> [Recorded information]
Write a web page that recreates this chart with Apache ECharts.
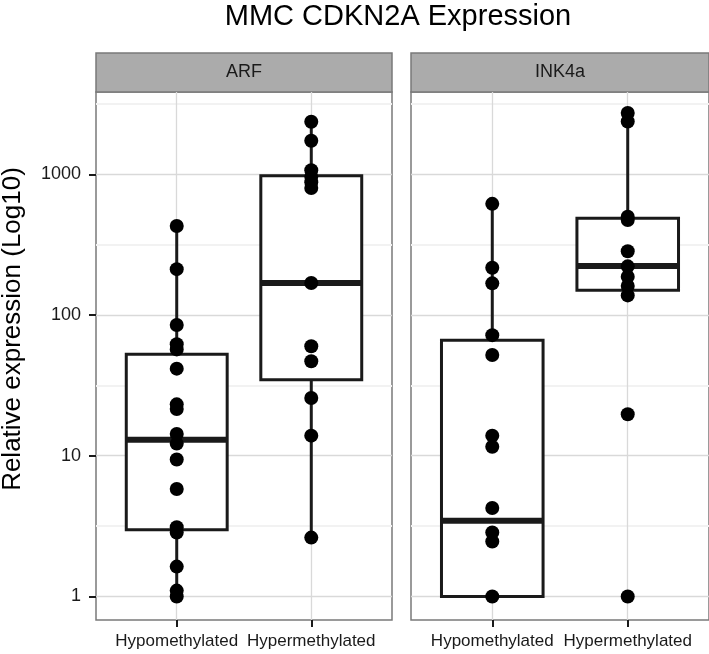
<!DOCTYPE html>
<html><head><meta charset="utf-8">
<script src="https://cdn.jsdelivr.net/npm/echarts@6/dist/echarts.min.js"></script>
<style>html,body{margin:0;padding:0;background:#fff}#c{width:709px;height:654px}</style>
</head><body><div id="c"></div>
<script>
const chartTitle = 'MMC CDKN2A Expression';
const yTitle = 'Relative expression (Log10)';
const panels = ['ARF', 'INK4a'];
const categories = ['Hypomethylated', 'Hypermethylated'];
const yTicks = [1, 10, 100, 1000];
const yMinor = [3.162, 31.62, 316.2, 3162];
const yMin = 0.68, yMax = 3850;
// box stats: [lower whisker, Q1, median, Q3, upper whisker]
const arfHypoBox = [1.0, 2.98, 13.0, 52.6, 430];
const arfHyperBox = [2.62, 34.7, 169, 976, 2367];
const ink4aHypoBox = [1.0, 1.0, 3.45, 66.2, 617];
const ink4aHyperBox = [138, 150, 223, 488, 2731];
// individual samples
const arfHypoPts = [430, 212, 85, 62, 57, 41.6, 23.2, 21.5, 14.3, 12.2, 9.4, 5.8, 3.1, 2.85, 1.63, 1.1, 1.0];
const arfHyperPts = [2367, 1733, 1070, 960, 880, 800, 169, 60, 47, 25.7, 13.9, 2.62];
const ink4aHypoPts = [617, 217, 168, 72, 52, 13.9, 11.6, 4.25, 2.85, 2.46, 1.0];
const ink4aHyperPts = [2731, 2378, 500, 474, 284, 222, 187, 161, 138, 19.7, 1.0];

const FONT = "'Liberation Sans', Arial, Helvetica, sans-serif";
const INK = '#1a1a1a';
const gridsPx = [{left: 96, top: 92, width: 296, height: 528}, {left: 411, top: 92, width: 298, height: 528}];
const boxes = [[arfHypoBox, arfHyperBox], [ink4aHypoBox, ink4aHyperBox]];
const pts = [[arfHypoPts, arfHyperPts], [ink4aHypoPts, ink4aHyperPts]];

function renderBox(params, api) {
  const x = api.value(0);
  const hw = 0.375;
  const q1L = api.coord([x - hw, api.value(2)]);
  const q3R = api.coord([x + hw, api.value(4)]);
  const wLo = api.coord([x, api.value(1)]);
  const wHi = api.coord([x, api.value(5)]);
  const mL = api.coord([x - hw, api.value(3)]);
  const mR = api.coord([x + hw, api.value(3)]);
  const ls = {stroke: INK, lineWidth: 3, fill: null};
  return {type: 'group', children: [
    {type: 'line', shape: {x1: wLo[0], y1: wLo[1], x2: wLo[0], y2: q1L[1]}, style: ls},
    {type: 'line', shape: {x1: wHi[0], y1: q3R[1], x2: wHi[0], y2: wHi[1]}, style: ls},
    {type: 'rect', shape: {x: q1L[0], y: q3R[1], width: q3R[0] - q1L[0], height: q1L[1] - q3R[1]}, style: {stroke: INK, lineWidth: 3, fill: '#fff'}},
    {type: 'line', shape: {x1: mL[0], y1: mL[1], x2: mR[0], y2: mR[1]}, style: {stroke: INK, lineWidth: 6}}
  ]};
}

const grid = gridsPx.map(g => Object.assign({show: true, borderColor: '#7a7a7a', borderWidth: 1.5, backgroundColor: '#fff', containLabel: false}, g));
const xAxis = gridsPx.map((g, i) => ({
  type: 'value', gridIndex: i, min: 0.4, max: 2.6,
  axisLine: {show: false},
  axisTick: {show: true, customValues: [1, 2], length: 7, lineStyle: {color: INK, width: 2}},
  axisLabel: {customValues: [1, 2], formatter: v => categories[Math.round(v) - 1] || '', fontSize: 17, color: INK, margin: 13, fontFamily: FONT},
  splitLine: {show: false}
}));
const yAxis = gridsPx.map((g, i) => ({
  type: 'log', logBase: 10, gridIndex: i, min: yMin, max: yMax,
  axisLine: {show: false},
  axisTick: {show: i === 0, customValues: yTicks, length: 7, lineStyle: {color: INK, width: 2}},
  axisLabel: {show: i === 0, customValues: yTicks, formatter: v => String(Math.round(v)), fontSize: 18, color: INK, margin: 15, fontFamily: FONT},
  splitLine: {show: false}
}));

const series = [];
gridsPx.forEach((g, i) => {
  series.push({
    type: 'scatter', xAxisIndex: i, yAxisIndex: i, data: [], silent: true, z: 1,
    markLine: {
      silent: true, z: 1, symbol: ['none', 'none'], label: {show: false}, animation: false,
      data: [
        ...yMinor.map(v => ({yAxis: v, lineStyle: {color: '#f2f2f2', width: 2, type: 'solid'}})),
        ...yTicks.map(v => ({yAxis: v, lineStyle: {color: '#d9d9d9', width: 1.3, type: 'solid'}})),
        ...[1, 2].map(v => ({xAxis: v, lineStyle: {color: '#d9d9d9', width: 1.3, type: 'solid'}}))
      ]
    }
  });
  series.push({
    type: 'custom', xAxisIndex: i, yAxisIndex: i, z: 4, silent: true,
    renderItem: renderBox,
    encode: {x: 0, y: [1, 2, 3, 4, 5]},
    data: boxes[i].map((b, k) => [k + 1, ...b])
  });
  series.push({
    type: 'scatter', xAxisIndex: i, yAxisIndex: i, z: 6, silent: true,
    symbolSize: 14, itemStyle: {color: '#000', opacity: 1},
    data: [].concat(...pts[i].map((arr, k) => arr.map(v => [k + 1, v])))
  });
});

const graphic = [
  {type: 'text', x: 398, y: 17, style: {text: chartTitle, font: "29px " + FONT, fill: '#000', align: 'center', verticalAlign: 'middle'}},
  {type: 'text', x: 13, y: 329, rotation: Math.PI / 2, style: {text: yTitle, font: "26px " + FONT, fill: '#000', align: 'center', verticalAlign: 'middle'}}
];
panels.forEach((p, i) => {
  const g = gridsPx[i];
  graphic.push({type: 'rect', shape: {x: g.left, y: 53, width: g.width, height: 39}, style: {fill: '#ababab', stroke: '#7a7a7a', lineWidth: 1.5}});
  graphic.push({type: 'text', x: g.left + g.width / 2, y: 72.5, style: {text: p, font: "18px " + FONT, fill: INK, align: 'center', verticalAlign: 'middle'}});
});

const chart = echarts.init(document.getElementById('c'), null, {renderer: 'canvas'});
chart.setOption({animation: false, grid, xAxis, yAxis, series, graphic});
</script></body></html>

> [Direction] Could you repeat all of the material exactly? Pictures should not be copied.

> [Answer to this task]
Write a web page that recreates this chart with Apache ECharts.
<!DOCTYPE html>
<html><head><meta charset="utf-8">
<script src="https://cdn.jsdelivr.net/npm/echarts@6/dist/echarts.min.js"></script>
<style>html,body{margin:0;padding:0;background:#fff}#c{width:709px;height:654px}</style>
</head><body><div id="c"></div>
<script>
const chartTitle = 'MMC CDKN2A Expression';
const yTitle = 'Relative expression (Log10)';
const panels = ['ARF', 'INK4a'];
const categories = ['Hypomethylated', 'Hypermethylated'];
const yTicks = [1, 10, 100, 1000];
const yMinor = [3.162, 31.62, 316.2, 3162];
const yMin = 0.68, yMax = 3850;
// box stats: [lower whisker, Q1, median, Q3, upper whisker]
const arfHypoBox = [1.0, 2.98, 13.0, 52.6, 430];
const arfHyperBox = [2.62, 34.7, 169, 976, 2367];
const ink4aHypoBox = [1.0, 1.0, 3.45, 66.2, 617];
const ink4aHyperBox = [138, 150, 223, 488, 2731];
// individual samples
const arfHypoPts = [430, 212, 85, 62, 57, 41.6, 23.2, 21.5, 14.3, 12.2, 9.4, 5.8, 3.1, 2.85, 1.63, 1.1, 1.0];
const arfHyperPts = [2367, 1733, 1070, 960, 880, 800, 169, 60, 47, 25.7, 13.9, 2.62];
const ink4aHypoPts = [617, 217, 168, 72, 52, 13.9, 11.6, 4.25, 2.85, 2.46, 1.0];
const ink4aHyperPts = [2731, 2378, 500, 474, 284, 222, 187, 161, 138, 19.7, 1.0];

const FONT = "'Liberation Sans', Arial, Helvetica, sans-serif";
const INK = '#1a1a1a';
const gridsPx = [{left: 96, top: 92, width: 296, height: 528}, {left: 411, top: 92, width: 298, height: 528}];
const boxes = [[arfHypoBox, arfHyperBox], [ink4aHypoBox, ink4aHyperBox]];
const pts = [[arfHypoPts, arfHyperPts], [ink4aHypoPts, ink4aHyperPts]];

function renderBox(params, api) {
  const x = api.value(0);
  const hw = 0.375;
  const q1L = api.coord([x - hw, api.value(2)]);
  const q3R = api.coord([x + hw, api.value(4)]);
  const wLo = api.coord([x, api.value(1)]);
  const wHi = api.coord([x, api.value(5)]);
  const mL = api.coord([x - hw, api.value(3)]);
  const mR = api.coord([x + hw, api.value(3)]);
  const ls = {stroke: INK, lineWidth: 3, fill: null};
  return {type: 'group', children: [
    {type: 'line', shape: {x1: wLo[0], y1: wLo[1], x2: wLo[0], y2: q1L[1]}, style: ls},
    {type: 'line', shape: {x1: wHi[0], y1: q3R[1], x2: wHi[0], y2: wHi[1]}, style: ls},
    {type: 'rect', shape: {x: q1L[0], y: q3R[1], width: q3R[0] - q1L[0], height: q1L[1] - q3R[1]}, style: {stroke: INK, lineWidth: 3, fill: '#fff'}},
    {type: 'line', shape: {x1: mL[0], y1: mL[1], x2: mR[0], y2: mR[1]}, style: {stroke: INK, lineWidth: 6}}
  ]};
}

const grid = gridsPx.map(g => Object.assign({show: true, borderColor: '#7a7a7a', borderWidth: 1.5, backgroundColor: '#fff', containLabel: false}, g));
const xAxis = gridsPx.map((g, i) => ({
  type: 'value', gridIndex: i, min: 0.4, max: 2.6,
  axisLine: {show: false},
  axisTick: {show: true, customValues: [1, 2], length: 7, lineStyle: {color: INK, width: 2}},
  axisLabel: {customValues: [1, 2], formatter: v => categories[Math.round(v) - 1] || '', fontSize: 17, color: INK, margin: 13, fontFamily: FONT},
  splitLine: {show: false}
}));
const yAxis = gridsPx.map((g, i) => ({
  type: 'log', logBase: 10, gridIndex: i, min: yMin, max: yMax,
  axisLine: {show: false},
  axisTick: {show: i === 0, customValues: yTicks, length: 7, lineStyle: {color: INK, width: 2}},
  axisLabel: {show: i === 0, customValues: yTicks, formatter: v => String(Math.round(v)), fontSize: 18, color: INK, margin: 15, fontFamily: FONT},
  splitLine: {show: false}
}));

const series = [];
gridsPx.forEach((g, i) => {
  series.push({
    type: 'scatter', xAxisIndex: i, yAxisIndex: i, data: [], silent: true, z: 1,
    markLine: {
      silent: true, z: 1, symbol: ['none', 'none'], label: {show: false}, animation: false,
      data: [
        ...yMinor.map(v => ({yAxis: v, lineStyle: {color: '#f2f2f2', width: 2, type: 'solid'}})),
        ...yTicks.map(v => ({yAxis: v, lineStyle: {color: '#d9d9d9', width: 1.3, type: 'solid'}})),
        ...[1, 2].map(v => ({xAxis: v, lineStyle: {color: '#d9d9d9', width: 1.3, type: 'solid'}}))
      ]
    }
  });
  series.push({
    type: 'custom', xAxisIndex: i, yAxisIndex: i, z: 4, silent: true,
    renderItem: renderBox,
    encode: {x: 0, y: [1, 2, 3, 4, 5]},
    data: boxes[i].map((b, k) => [k + 1, ...b])
  });
  series.push({
    type: 'scatter', xAxisIndex: i, yAxisIndex: i, z: 6, silent: true,
    symbolSize: 14, itemStyle: {color: '#000', opacity: 1},
    data: [].concat(...pts[i].map((arr, k) => arr.map(v => [k + 1, v])))
  });
});

const graphic = [
  {type: 'text', x: 398, y: 17, style: {text: chartTitle, font: "29px " + FONT, fill: '#000', align: 'center', verticalAlign: 'middle'}},
  {type: 'text', x: 13, y: 329, rotation: Math.PI / 2, style: {text: yTitle, font: "26px " + FONT, fill: '#000', align: 'center', verticalAlign: 'middle'}}
];
panels.forEach((p, i) => {
  const g = gridsPx[i];
  graphic.push({type: 'rect', shape: {x: g.left, y: 53, width: g.width, height: 39}, style: {fill: '#ababab', stroke: '#7a7a7a', lineWidth: 1.5}});
  graphic.push({type: 'text', x: g.left + g.width / 2, y: 72.5, style: {text: p, font: "18px " + FONT, fill: INK, align: 'center', verticalAlign: 'middle'}});
});

const chart = echarts.init(document.getElementById('c'), null, {renderer: 'canvas'});
chart.setOption({animation: false, grid, xAxis, yAxis, series, graphic});
</script></body></html>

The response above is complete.